Aspects of Ibn 'Abd al-Wahhab's teachings, including
asceticism, simplicity of faith, and emphasis on an egalitarian
community, quickly drew followers to his cause. But his
condemnation of the alleged moral laxity of society, his
challenge to the ulema, and to the political authority that
supported them estranged him from his townspeople and,
some claim, even from his own family. In 1740, he returned to
his native village of 'Uyayna, where the local ruler (amir)
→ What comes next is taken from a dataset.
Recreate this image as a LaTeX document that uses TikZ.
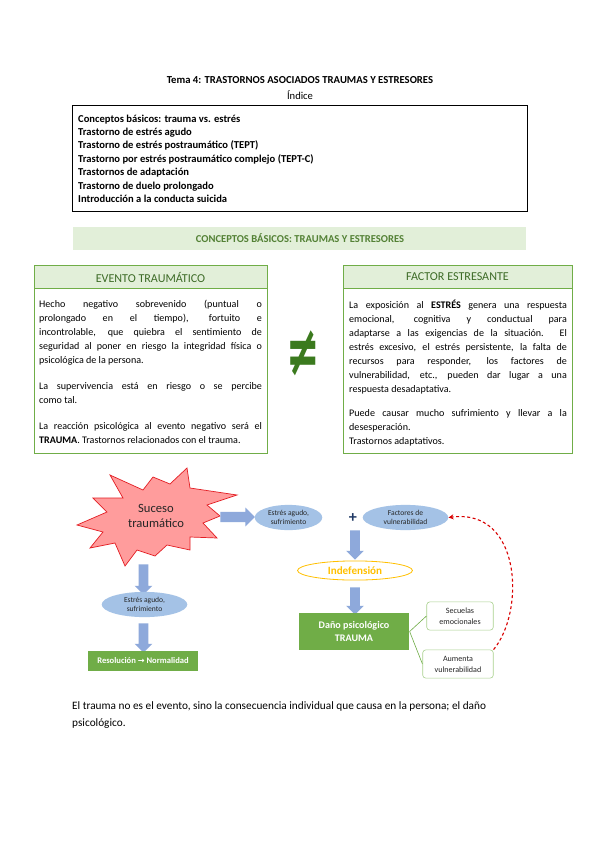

'Uthman b. Bishr adopted his teachings and began to act on
some of them, such as destroying tombs in the area. When
this activity caused a popular backlash, Ibn 'Abd al-Wahhab
moved on to Dir'iyya, a small town in the Najd near presentday
Riyadh. Here he forged an alliance with the amir Muhammad
b. Sa'ud (d. 1765), who pledged military support on
behalf of Ibn 'Abd al-Wahhab's religious vocation. Ibn 'Abd
al-Wahhab spent the remainder of his life in Dir'iyya, teaching
in the local mosque, counseling first Muhammad b. Sa'ud
and then his son 'Abd al-'Aziz (d. 1801), and spreading his
teachings through followers in the Najd and Iraq.